Before adding seismic effects, establish the static active pressure baseline. For horizontal backfill and drained granular soil, Rankine active coefficient is often approximated as:

Ka = (1 – sinφ) / (1 + sinφ)

Then static resultant (per meter run) can be estimated as:

• P_a,soil = 0.5 × γ × H² × Ka (triangular distribution, acts at H/3 above base)
• P_a,surcharge = Ka × q × H (rectangular distribution, acts at H/2 above base)

These two components are combined to obtain baseline static demand. Dynamic methods then add an earthquake increment or replace Ka with a seismic coefficient Kae.

Common Dynamic Approaches Used in Practice

Two practical pseudo-static approaches are widely used in preliminary design tools:

1. Seed-Whitman Incremental Method: Compute static pressure normally, then add a seismic increment often approximated as ΔP_ae ≈ 3/8 × k_h × γ × H². The increment is frequently assumed to act at about 0.6H above base for cantilever wall checks.
2. Simplified Seismic Ka Scaling: Estimate a seismic active coefficient by scaling static Ka using seismic coefficients, then compute total pressure directly with that modified coefficient.

The calculator above supports both for quick comparison. The Seed-Whitman approach is especially useful for conceptual design because it clearly separates static and dynamic components and helps engineers understand where additional moment demand comes from.

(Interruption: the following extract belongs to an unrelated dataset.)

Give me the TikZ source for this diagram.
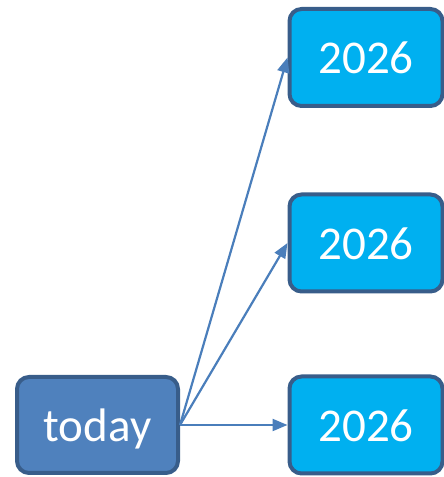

Comparison Table: Example Dynamic Pressure by k_h Level

The following table illustrates how dynamic increment rises with horizontal seismic coefficient for a typical retained soil scenario (H = 6 m, γ = 18 kN/m³, φ = 30°, q = 10 kPa, Ka ≈ 0.333). These values are representative engineering calculations, useful for early-stage sensitivity checks.

kh	Static Pressure Pa (kN/m)	Dynamic Increment ΔPae (kN/m)	Total Dynamic Pressure (kN/m)	Increase vs Static
0.05	127.8	12.2	140.0	+9.5%
0.10	127.8	24.3	152.1	+19.0%
0.15	127.8	36.5	164.3	+28.6%
0.20	127.8	48.6	176.4	+38.0%

Real Seismic Statistics and Design Implication

Seismic demand is not hypothetical. Instrument records from major earthquakes show that ground motion can be severe, especially in near-fault zones and on amplifying soils. Retaining systems in transportation corridors and urban cuts are exposed to these effects over long service life periods. The table below summarizes widely reported peak ground acceleration (PGA) observations from major events.

Earthquake Event	Year	Representative Recorded PGA	Engineering Relevance to Retaining Walls
Northridge, California	1994	Up to about 1.7g at near-fault stations	High acceleration caused major infrastructure distress and highlighted need for seismic wall checks.
Hyogo-ken Nanbu (Kobe), Japan	1995	Around 0.8g to 0.9g in strong-motion records	Showed vulnerability of rigid retaining systems with poor detailing and drainage.
Tohoku, Japan	2011	Exceeding 2.0g at some instruments	Demonstrated extreme acceleration potential and need for robust deformation capacity.
Chi-Chi, Taiwan	1999	Near 1.0g at selected sites	Reinforced the importance of soil-structure interaction in seismic design.

How to Interpret Calculator Output

The output reports static pressure, dynamic increment, total dynamic pressure, and resultant height from wall base. This helps with quick stability checks:

• Sliding: Compare resisting friction and passive components against total lateral demand with required factors of safety or LRFD resistance factors.
• Overturning: Use resultant force and lever arm to compute overturning moment and verify stabilizing moment adequacy.
• Bearing: Check eccentricity and resulting toe stress concentration under seismic combinations.
• Structural demand: Convert lateral pressure distribution into stem bending and shear design envelopes.

Engineering Pitfalls to Avoid

Many wall problems are not caused by arithmetic errors, but by input assumptions that do not reflect site behavior:

• Using peak laboratory friction angle without accounting for compaction variability or long-term conditions.
• Ignoring water table and seepage effects, which can dramatically increase net lateral pressure.
• Applying one seismic coefficient across all wall heights and soil profiles without hazard-consistent rationale.
• Overlooking wall flexibility and displacement compatibility, especially for mechanically stabilized systems.
• Treating pseudo-static output as final without checking code-required load combinations and deformation criteria.

Recommended Practical Workflow

1. Start with a transparent static model and confirm geometry, surcharge, and drainage assumptions.
2. Select seismic coefficients from project hazard basis (code maps, site class, importance category, and geotechnical report).
3. Run dynamic pressure using at least two methods for sensitivity (incremental and coefficient-based).
4. Evaluate sliding, overturning, bearing, and structural demand under governing combinations.
5. Where consequences are high, move to displacement-based or numerical dynamic analysis.
6. Document assumptions clearly for peer review and construction-phase verification.

Final Takeaway

Dynamic earth pressure calculation is not optional in seismic environments. It is a core part of resilient retaining wall engineering. The best design process combines reliable hazard input, defensible geotechnical parameters, transparent pseudo-static calculations, and project-specific judgment. The calculator on this page provides a professional first-pass estimate and clear load breakdown, but it should always be integrated with full geotechnical recommendations, governing design standards, and structural detailing checks.